Drop a strip of zinc into copper sulfate and the zinc slowly dissolves while copper plates out — a spontaneous reaction that just wastes its energy as heat. But separate the two halves into different beakers and force the electrons to travel through a wire to get from one to the other, and that same reaction lights a bulb. That's a battery.
Splitting a reaction to harvest its electrons
In the reaction Zn + Cu²⁺ → Zn²⁺ + Cu, zinc is oxidized and copper(II) is reduced. If the zinc metal and the copper ions touch, electrons jump directly and the energy is lost as heat. A galvanic cell (also called a voltaic cell) keeps them apart in two half-cells and forces the electrons to travel through an external wire — where we can put them to work.
One beaker holds a zinc electrode in Zn²⁺ solution; the other holds a copper electrode in Cu²⁺ solution. A wire connects the electrodes, and a salt bridge connects the solutions.
What the salt bridge is for
As zinc dissolves, the anode beaker fills with extra positive Zn²⁺ and would build up positive charge; the cathode beaker loses Cu²⁺ and would go negative. Either imbalance would instantly stop the electron flow. The salt bridge (a tube of inert ions like K⁺ and NO₃⁻) fixes this: negative ions drift toward the anode and positive ions toward the cathode, keeping both beakers neutral so current keeps flowing.
Cell potential: the electrical push
Each half-reaction has a standard reduction potential, E°, measured in volts against a common reference (the standard hydrogen electrode). The bigger the E°, the more that species 'wants' to be reduced. The overall cell potential is the difference between the two:
- The more positive potential is reduced (it's the cathode): copper, at +0.34 V. The other is oxidized (anode): zinc.
- So cathode = Cu (Cu²⁺ + 2e⁻ → Cu); anode = Zn (Zn → Zn²⁺ + 2e⁻).
- E°cell = E°cathode − E°anode = (+0.34) − (−0.76).
- = 0.34 + 0.76 = +1.10 V.
- Cathode (reduction) is the more positive half: silver, +0.80 V. Anode is zinc, −0.76 V.

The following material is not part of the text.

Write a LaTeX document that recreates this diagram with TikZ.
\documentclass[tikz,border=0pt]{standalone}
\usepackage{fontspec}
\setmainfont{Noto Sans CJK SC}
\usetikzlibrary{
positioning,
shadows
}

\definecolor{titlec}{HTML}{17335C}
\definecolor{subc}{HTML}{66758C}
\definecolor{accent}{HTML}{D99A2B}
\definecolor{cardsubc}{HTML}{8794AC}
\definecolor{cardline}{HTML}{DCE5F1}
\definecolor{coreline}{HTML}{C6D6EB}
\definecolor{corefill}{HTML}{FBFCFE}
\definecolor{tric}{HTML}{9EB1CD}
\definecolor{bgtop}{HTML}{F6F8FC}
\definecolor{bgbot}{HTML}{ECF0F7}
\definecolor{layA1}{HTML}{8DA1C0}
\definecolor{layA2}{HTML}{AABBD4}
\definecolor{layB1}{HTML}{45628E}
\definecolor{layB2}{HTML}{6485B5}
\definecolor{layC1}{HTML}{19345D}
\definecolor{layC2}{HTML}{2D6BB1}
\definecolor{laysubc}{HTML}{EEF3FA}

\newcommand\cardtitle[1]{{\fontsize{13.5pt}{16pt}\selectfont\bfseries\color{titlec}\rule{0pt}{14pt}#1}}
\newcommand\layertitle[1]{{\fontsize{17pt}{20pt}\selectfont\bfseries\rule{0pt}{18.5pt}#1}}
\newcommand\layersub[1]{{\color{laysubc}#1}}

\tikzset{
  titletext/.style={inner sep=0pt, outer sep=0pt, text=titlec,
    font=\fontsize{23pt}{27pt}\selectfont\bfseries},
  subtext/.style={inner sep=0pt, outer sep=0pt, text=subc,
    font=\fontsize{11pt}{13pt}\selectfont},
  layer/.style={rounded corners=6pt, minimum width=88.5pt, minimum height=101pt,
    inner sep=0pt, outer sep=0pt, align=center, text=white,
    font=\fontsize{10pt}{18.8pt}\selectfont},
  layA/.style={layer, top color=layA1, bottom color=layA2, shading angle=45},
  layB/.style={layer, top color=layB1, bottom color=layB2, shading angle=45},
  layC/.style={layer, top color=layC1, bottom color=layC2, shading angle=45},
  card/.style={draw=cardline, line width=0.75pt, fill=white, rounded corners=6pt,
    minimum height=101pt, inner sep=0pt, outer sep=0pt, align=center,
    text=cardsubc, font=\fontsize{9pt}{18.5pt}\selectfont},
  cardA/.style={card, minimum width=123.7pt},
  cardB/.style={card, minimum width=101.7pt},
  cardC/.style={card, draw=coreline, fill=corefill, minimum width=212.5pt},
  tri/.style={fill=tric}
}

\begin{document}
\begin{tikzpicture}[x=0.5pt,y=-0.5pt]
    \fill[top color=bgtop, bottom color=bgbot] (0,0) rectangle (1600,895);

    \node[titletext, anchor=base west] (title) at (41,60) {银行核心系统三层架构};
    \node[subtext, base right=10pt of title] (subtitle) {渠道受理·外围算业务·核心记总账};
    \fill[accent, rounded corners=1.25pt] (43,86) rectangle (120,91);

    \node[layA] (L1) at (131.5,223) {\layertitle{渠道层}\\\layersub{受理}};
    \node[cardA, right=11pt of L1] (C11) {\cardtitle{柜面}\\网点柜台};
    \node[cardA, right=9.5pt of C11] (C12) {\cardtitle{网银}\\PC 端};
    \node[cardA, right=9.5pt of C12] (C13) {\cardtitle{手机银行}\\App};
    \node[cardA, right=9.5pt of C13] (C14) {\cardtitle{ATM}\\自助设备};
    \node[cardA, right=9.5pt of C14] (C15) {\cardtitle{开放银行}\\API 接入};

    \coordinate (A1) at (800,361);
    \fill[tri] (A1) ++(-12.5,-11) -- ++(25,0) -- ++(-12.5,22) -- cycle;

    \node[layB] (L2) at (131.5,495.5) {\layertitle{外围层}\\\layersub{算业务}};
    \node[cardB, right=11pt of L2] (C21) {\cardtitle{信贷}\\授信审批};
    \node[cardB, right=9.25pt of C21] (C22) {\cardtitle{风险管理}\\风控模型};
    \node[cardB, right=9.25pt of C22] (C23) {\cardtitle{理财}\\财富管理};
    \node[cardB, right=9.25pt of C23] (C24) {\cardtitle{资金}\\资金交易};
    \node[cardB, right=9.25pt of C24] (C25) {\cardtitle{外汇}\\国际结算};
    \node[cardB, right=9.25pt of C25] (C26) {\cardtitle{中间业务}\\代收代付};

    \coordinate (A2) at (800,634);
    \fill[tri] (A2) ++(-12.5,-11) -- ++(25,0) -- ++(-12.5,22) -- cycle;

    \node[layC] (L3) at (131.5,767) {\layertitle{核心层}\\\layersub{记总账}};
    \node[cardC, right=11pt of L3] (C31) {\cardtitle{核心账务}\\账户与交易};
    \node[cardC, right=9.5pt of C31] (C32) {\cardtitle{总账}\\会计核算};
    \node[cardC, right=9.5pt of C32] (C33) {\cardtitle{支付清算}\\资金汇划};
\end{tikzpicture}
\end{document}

- E°cell = E°cathode − E°anode = (+0.80) − (−0.76).
- = 0.80 + 0.76 = +1.56 V. Positive, so the cell is spontaneous.
Check your understanding
- A galvanic (voltaic) cell turns a spontaneous redox reaction into electricity using two half-cells.
- An Ox, Red Cat: oxidation at the anode, reduction at the cathode.
- Electrons flow anode → cathode through the external WIRE; ions move through the salt bridge.
- In a galvanic cell the anode is negative and the cathode is positive (this flips in electrolysis).
- E°cell = E°cathode − E°anode; a positive E°cell means a spontaneous cell (ΔG° = −nFE°cell).